* start *

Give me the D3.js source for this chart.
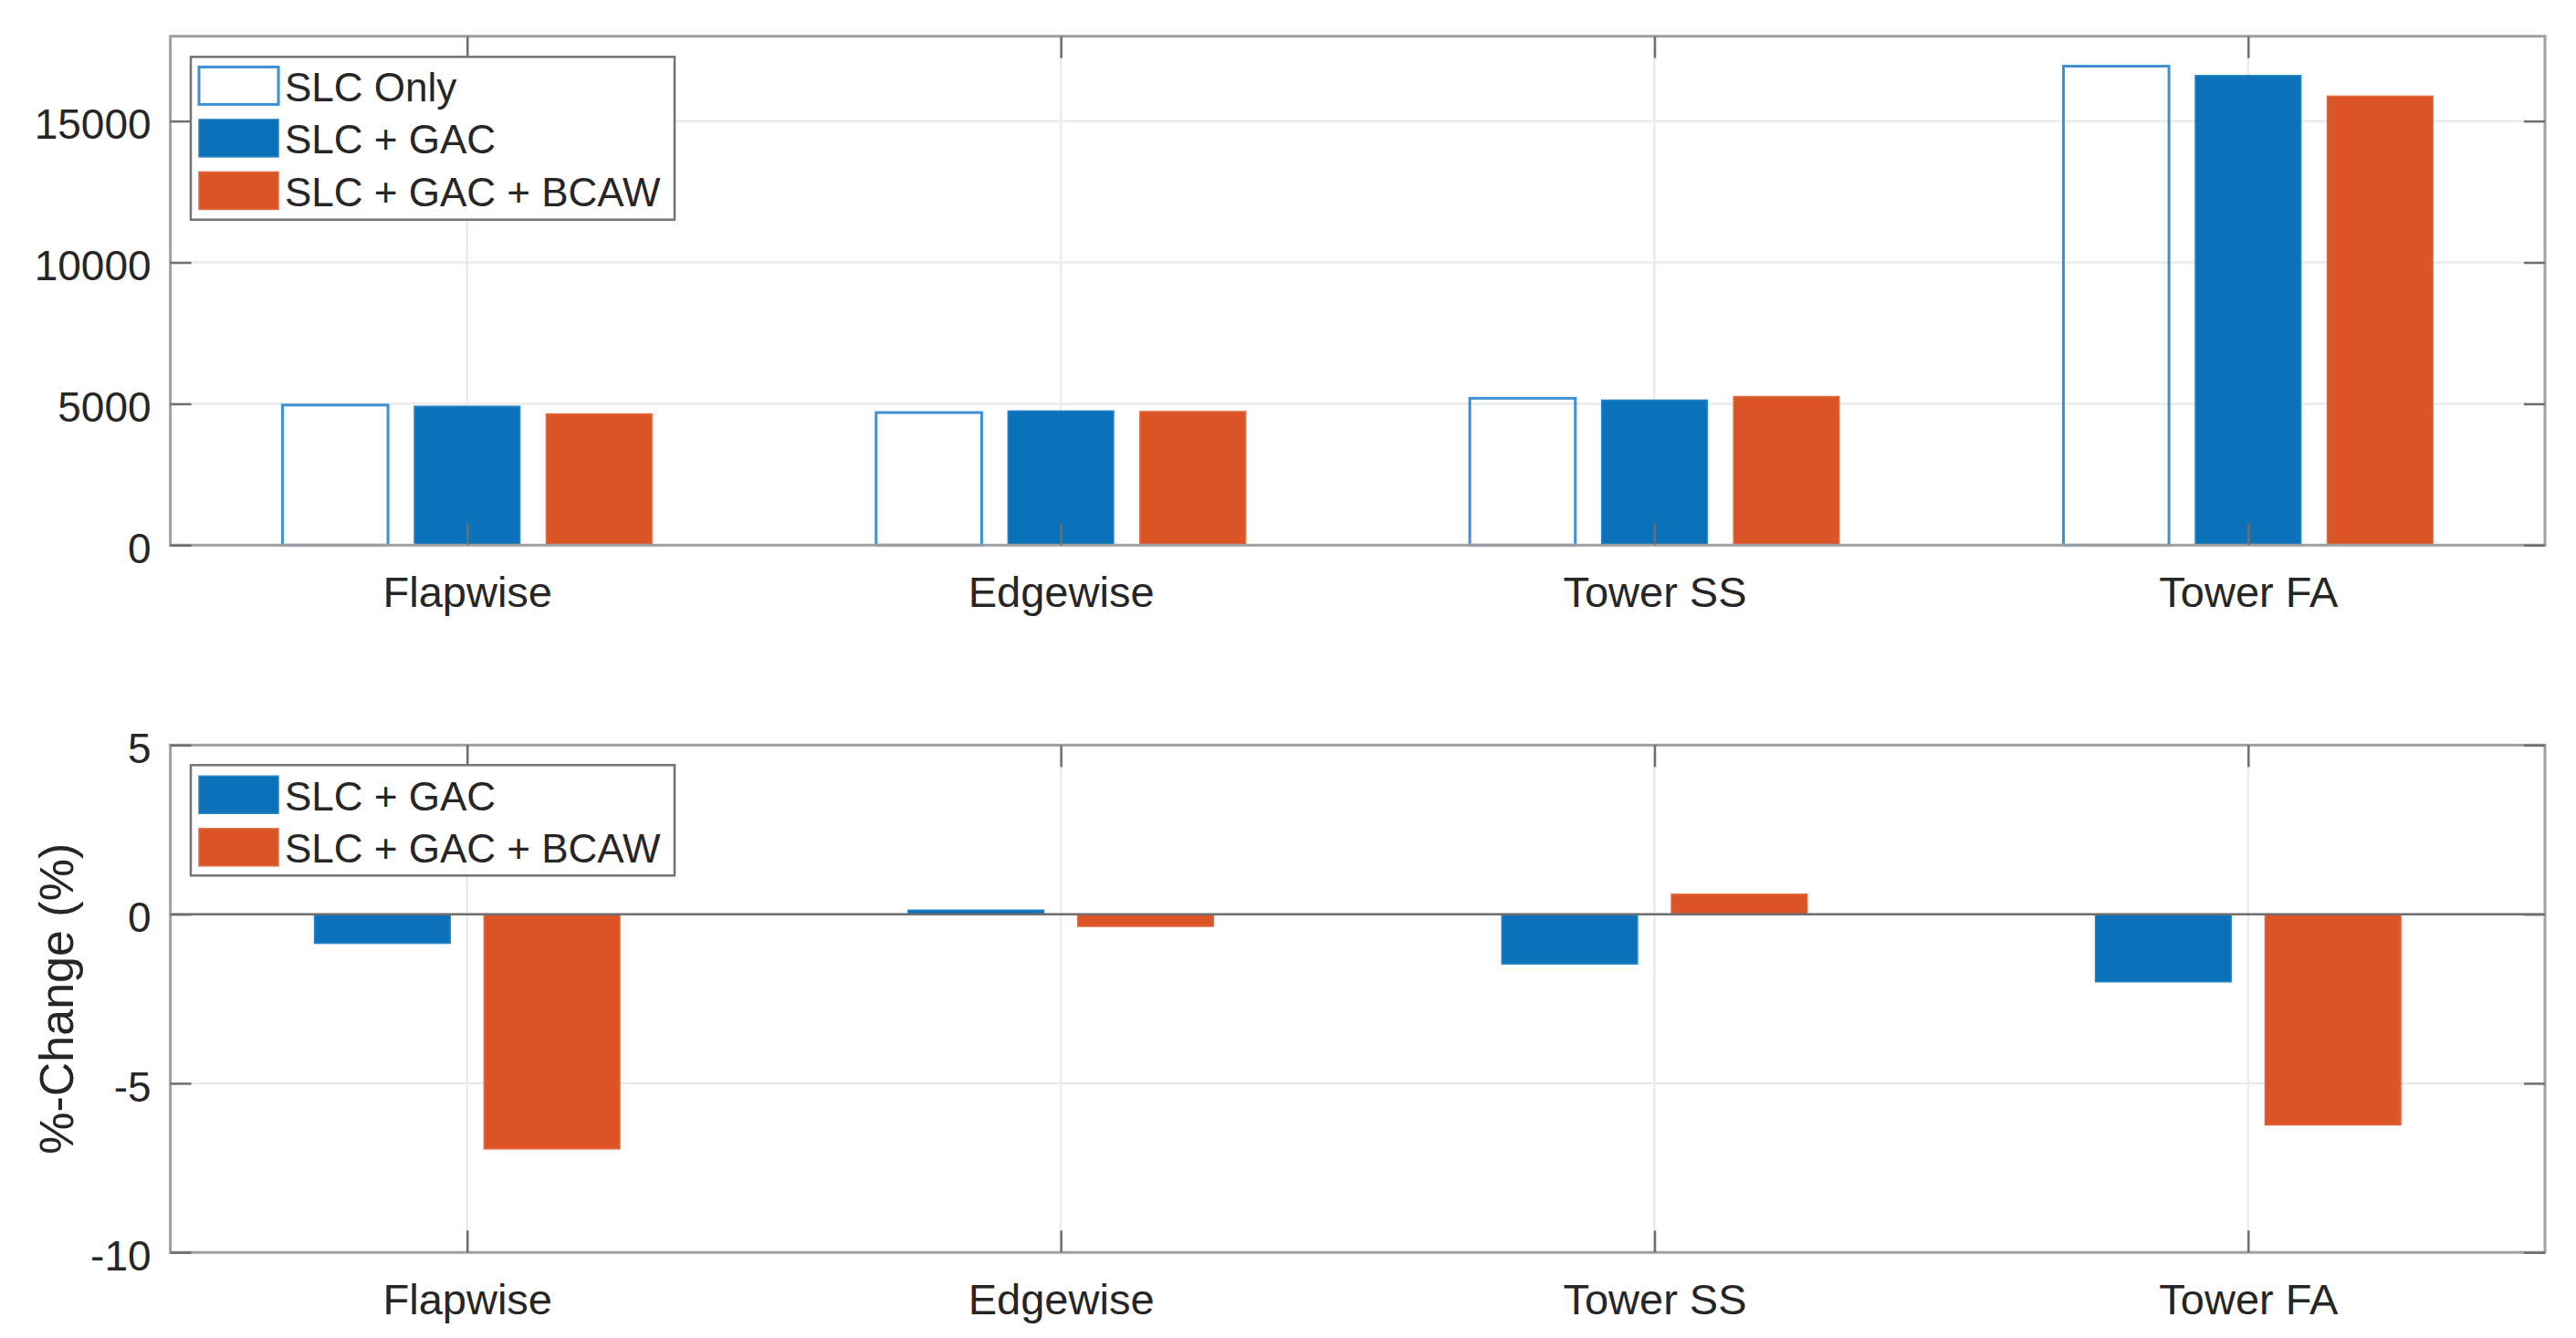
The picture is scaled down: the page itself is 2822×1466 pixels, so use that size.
<!DOCTYPE html>
<html>
<head>
<meta charset="utf-8">
<script src="https://cdn.jsdelivr.net/npm/d3@7"></script>
<style>
  body { margin: 0; background: #fff; }
  text { font-family: "Liberation Sans", Arial, sans-serif; fill: #262626; }
</style>
</head>
<body>
<div id="chart"></div>
<script>
// values
const categories = ["Flapwise", "Edgewise", "Tower SS", "Tower FA"]
const loadSeries = ["SLC Only", "SLC + GAC", "SLC + GAC + BCAW"]
const slcOnly = [4955, 4690, 5195, 16940]
const slcGac = [4910, 4745, 5130, 16610]
const slcGacBcaw = [4640, 4725, 5255, 15880]
const loadTicks = [0, 5000, 10000, 15000]

const changeSeries = ["SLC + GAC", "SLC + GAC + BCAW"]
const changeGac = [-0.86, 0.12, -1.47, -2.0]
const changeGacBcaw = [-6.94, -0.36, 0.59, -6.23]
const changeTicks = [-10, -5, 0, 5]

const blue = "#0b72b9"
const orange = "#db5426"
const outlineBlue = "#3d90d4"

const W = 2822, H = 1466

const svg = d3.select("#chart")
              .append("svg")
              .attr("width", W)
              .attr("height", H)

function drawPanel(cfg) {
    const left = 186.6, right = 2788
    const g = svg.append("g")

    const x = d3.scaleLinear()
                .domain([0.5, categories.length + 0.5])
                .range([left, right])

    const y = d3.scaleLinear()
                .domain(cfg.domain)
                .range([cfg.bottom, cfg.top])

    const n = cfg.series.length
    const groupUnits = Math.min(0.8, n / (n + 1.5))
    const groupPx = x(1 + groupUnits / 2) - x(1 - groupUnits / 2)
    const inner = d3.scaleBand()
                    .domain(cfg.series)
                    .range([-groupPx / 2, groupPx / 2])
                    .paddingInner(0.2)
                    .paddingOuter(0.1)

    // grid
    g.append("g").selectAll("line")
     .data(cfg.ticks)
     .join("line")
     .attr("x1", left).attr("x2", right)
     .attr("y1", d => y(d)).attr("y2", d => y(d))
     .attr("stroke", "#ebebeb").attr("stroke-width", 2.5)

    g.append("g").selectAll("line")
     .data(d3.range(1, categories.length + 1))
     .join("line")
     .attr("x1", d => x(d)).attr("x2", d => x(d))
     .attr("y1", cfg.top).attr("y2", cfg.bottom)
     .attr("stroke", "#ebebeb").attr("stroke-width", 2.5)

    // bars
    const rows = []
    cfg.series.forEach((s, si) => {
        cfg.values[si].forEach((v, ci) => rows.push({ s, si, ci, v }))
    })

    g.append("g").selectAll("rect")
     .data(rows)
     .join("rect")
     .attr("x", d => x(d.ci + 1) + inner(d.s))
     .attr("width", inner.bandwidth())
     .attr("y", d => y(Math.max(0, d.v)))
     .attr("height", d => Math.abs(y(d.v) - y(0)))
     .attr("fill", d => cfg.fills[d.si])
     .attr("stroke", d => cfg.strokes[d.si])
     .attr("stroke-width", d => cfg.fills[d.si] === "none" ? 3 : 1.5)

    // zero baseline
    if (cfg.domain[0] < 0) {
        g.append("line")
         .attr("x1", left).attr("x2", right)
         .attr("y1", y(0)).attr("y2", y(0))
         .attr("stroke", "#6e6e6e").attr("stroke-width", 2.5)
    }

    // box
    g.append("rect")
     .attr("x", left).attr("y", cfg.top)
     .attr("width", right - left).attr("height", cfg.bottom - cfg.top)
     .attr("fill", "none").attr("stroke", "#a0a0a0").attr("stroke-width", 3)

    const styleAxis = sel => {
        sel.select(".domain").remove()
        sel.selectAll(".tick line").attr("stroke", "#6e6e6e").attr("stroke-width", 2.5)
        sel.selectAll(".tick text").attr("fill", "#262626")
    }

    g.append("g")
     .attr("transform", "translate(" + left + ",0)")
     .call(d3.axisLeft(y).tickValues(cfg.ticks).tickSize(-23).tickPadding(21)
                         .tickFormat(d => String(d)))
     .call(styleAxis)
     .call(a => a.selectAll(".tick text").attr("font-size", 46).attr("dy", "0.42em")
                 .attr("font-family", '"Liberation Sans", Arial, sans-serif'))

    g.append("g")
     .attr("transform", "translate(" + right + ",0)")
     .call(d3.axisRight(y).tickValues(cfg.ticks).tickSize(-23).tickFormat(""))
     .call(styleAxis)

    g.append("g")
     .attr("transform", "translate(0," + cfg.bottom + ")")
     .call(d3.axisBottom(x).tickValues(d3.range(1, categories.length + 1))
                           .tickSize(-24).tickPadding(34)
                           .tickFormat(i => categories[i - 1]))
     .call(styleAxis)
     .call(a => a.selectAll(".tick text").attr("font-size", 47)
                 .attr("font-family", '"Liberation Sans", Arial, sans-serif'))

    g.append("g")
     .attr("transform", "translate(0," + cfg.top + ")")
     .call(d3.axisTop(x).tickValues(d3.range(1, categories.length + 1))
                        .tickSize(-24).tickFormat(""))
     .call(styleAxis)

    // legend
    const lg = g.append("g")
    lg.append("rect")
      .attr("x", 209).attr("y", cfg.legendTop)
      .attr("width", 530).attr("height", cfg.legendHeight)
      .attr("fill", "#fff").attr("stroke", "#737373").attr("stroke-width", 2.5)

    const items = lg.selectAll("g.item")
                    .data(cfg.series)
                    .join("g")
                    .attr("class", "item")
                    .attr("transform", (d, i) => "translate(0," + (cfg.legendTop + cfg.legendFirst + i * 57.5) + ")")

    items.append("rect")
         .attr("x", 218).attr("y", -20.5)
         .attr("width", 87).attr("height", 41)
         .attr("fill", (d, i) => cfg.fills[i] === "none" ? "#fff" : cfg.fills[i])
         .attr("stroke", (d, i) => cfg.strokes[i])
         .attr("stroke-width", (d, i) => cfg.fills[i] === "none" ? 3 : 1.5)

    items.append("text")
         .attr("x", 312).attr("y", 17)
         .attr("font-size", 44)
         .text(d => d)

    if (cfg.yLabel) {
        g.append("text")
         .attr("transform", "translate(80," + (cfg.top + cfg.bottom) / 2 + ") rotate(-90)")
         .attr("text-anchor", "middle")
         .attr("font-size", 52)
         .text(cfg.yLabel)
    }
}

drawPanel({
    top: 39.7, bottom: 597.3,
    domain: [0, 18000],
    ticks: loadTicks,
    series: loadSeries,
    values: [slcOnly, slcGac, slcGacBcaw],
    fills: ["none", blue, orange],
    strokes: [outlineBlue, "#2a85c8", "#e46a40"],
    legendTop: 62.3, legendHeight: 178.4, legendFirst: 31.6
})

drawPanel({
    top: 816.4, bottom: 1372.2,
    domain: [-10, 5],
    ticks: changeTicks,
    series: changeSeries,
    values: [changeGac, changeGacBcaw],
    fills: [blue, orange],
    strokes: ["#2a85c8", "#e46a40"],
    legendTop: 838.3, legendHeight: 121, legendFirst: 32.5,
    yLabel: "%-Change (%)"
})
</script>
</body>
</html>
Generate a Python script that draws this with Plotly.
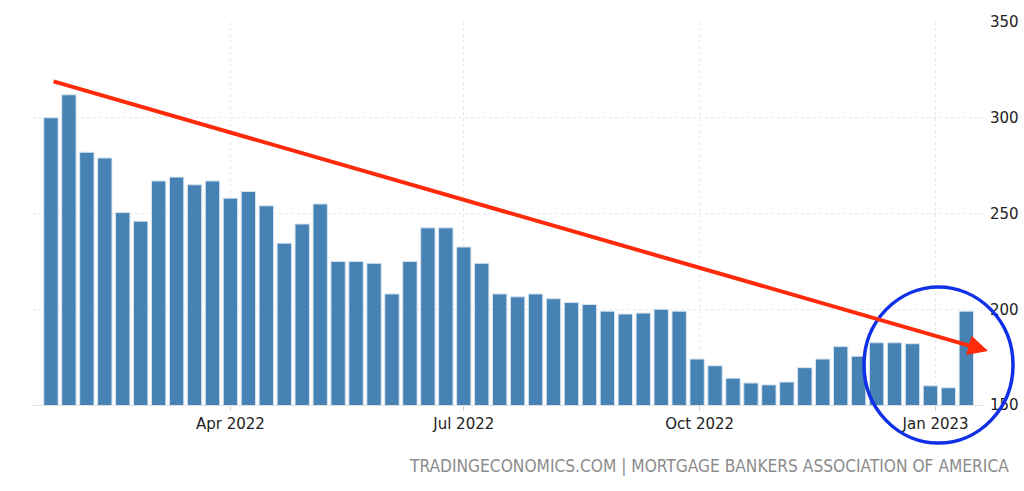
import pandas as pd
import plotly.graph_objs as go

# Weekly MBA purchase index
week_start = "2022-01-21"
purchase_index = [300, 312, 282, 279, 250.5, 246, 267, 269, 265, 267,
                  258, 261.5, 254, 234.5, 244.5, 255, 225, 225, 224, 208,
                  225, 242.5, 242.5, 232.5, 224, 208, 206.5, 208, 205.5, 203.5,
                  202.5, 199, 197.5, 198, 200, 199, 174, 170.5, 164, 161.5,
                  160.5, 162, 169.5, 174, 180.5, 175.5, 182.5, 182.5, 182, 160,
                  159, 199]
weeks = pd.date_range(week_start, periods=len(purchase_index), freq="7D")

tick_dates = ["2022-04-01", "2022-07-01", "2022-10-01", "2023-01-01"]
tick_labels = ["Apr 2022", "Jul 2022", "Oct 2022", "Jan 2023"]
y_ticks = [150, 200, 250, 300, 350]
source_text = "TRADINGECONOMICS.COM | MORTGAGE BANKERS ASSOCIATION OF AMERICA"

fig = go.Figure()

fig.add_trace(
    go.Bar(
        x=weeks,
        y=purchase_index,
        marker=dict(color="#4682b4", line=dict(color="#d6e4f0", width=1)),
        width=7 * 24 * 3600 * 1000 * 0.8,
        hoverinfo="x+y",
    )
)

fig.update_layout(
    width=1024,
    height=491,
    margin=dict(l=33, r=41, t=22, b=86),
    paper_bgcolor="white",
    plot_bgcolor="white",
    showlegend=False,
    font=dict(family="DejaVu Sans", size=14, color="#222222"),
    xaxis=dict(
        type="date",
        range=["2022-01-14", "2023-01-19 12:00"],
        tickvals=tick_dates,
        ticktext=tick_labels,
        showgrid=True,
        gridcolor="#e8e8e8",
        griddash="dot",
        zeroline=False,
        showline=True,
        linecolor="#e0e0e0",
        ticks="outside",
        ticklen=5,
        tickcolor="#d0d0d0",
        tickfont=dict(size=15, color="#222222"),
        automargin=False,
    ),
    yaxis=dict(
        range=[150, 350],
        side="right",
        tickvals=y_ticks,
        showgrid=True,
        gridcolor="#e8e8e8",
        griddash="dot",
        zeroline=False,
        ticks="",
        tickfont=dict(size=15, color="#222222"),
        ticklabelstandoff=6,
        automargin=False,
    ),
)

# red trend arrow
fig.add_annotation(
    xref="x domain", yref="y domain", axref="x domain", ayref="y domain",
    x=1.0053, y=0.141, ax=0.02, ay=0.846,
    text="", showarrow=True,
    arrowhead=2, arrowsize=1, arrowwidth=4, arrowcolor="#ff2a0a",
)

# blue circle round the last weeks
fig.add_shape(
    type="circle", xref="paper", yref="paper",
    x0=0.8747, x1=1.0316, y0=-0.0992, y1=0.308,
    line=dict(color="#1030e8", width=3.5),
)

# source line
fig.add_annotation(
    xref="paper", yref="paper",
    x=1.0298, y=-0.159, xanchor="right", yanchor="middle",
    text=source_text, showarrow=False,
    font=dict(family="DejaVu Sans Condensed", size=17.2, color="#8c8c8c"),
)

# drop the page's default body margin so the figure sits at the top-left corner
fig.write_html("out.html", config={"displayModeBar": False},
               post_script="document.body.style.margin='0px';")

* end *

= What you will do =
Your task is to gather every line with the word "that" and copy it.

= Solution for this problem =
The picture is scaled down: the page itself is 2822×1466 pixels, so use that size.
Generate a Python script that draws this with Plotly.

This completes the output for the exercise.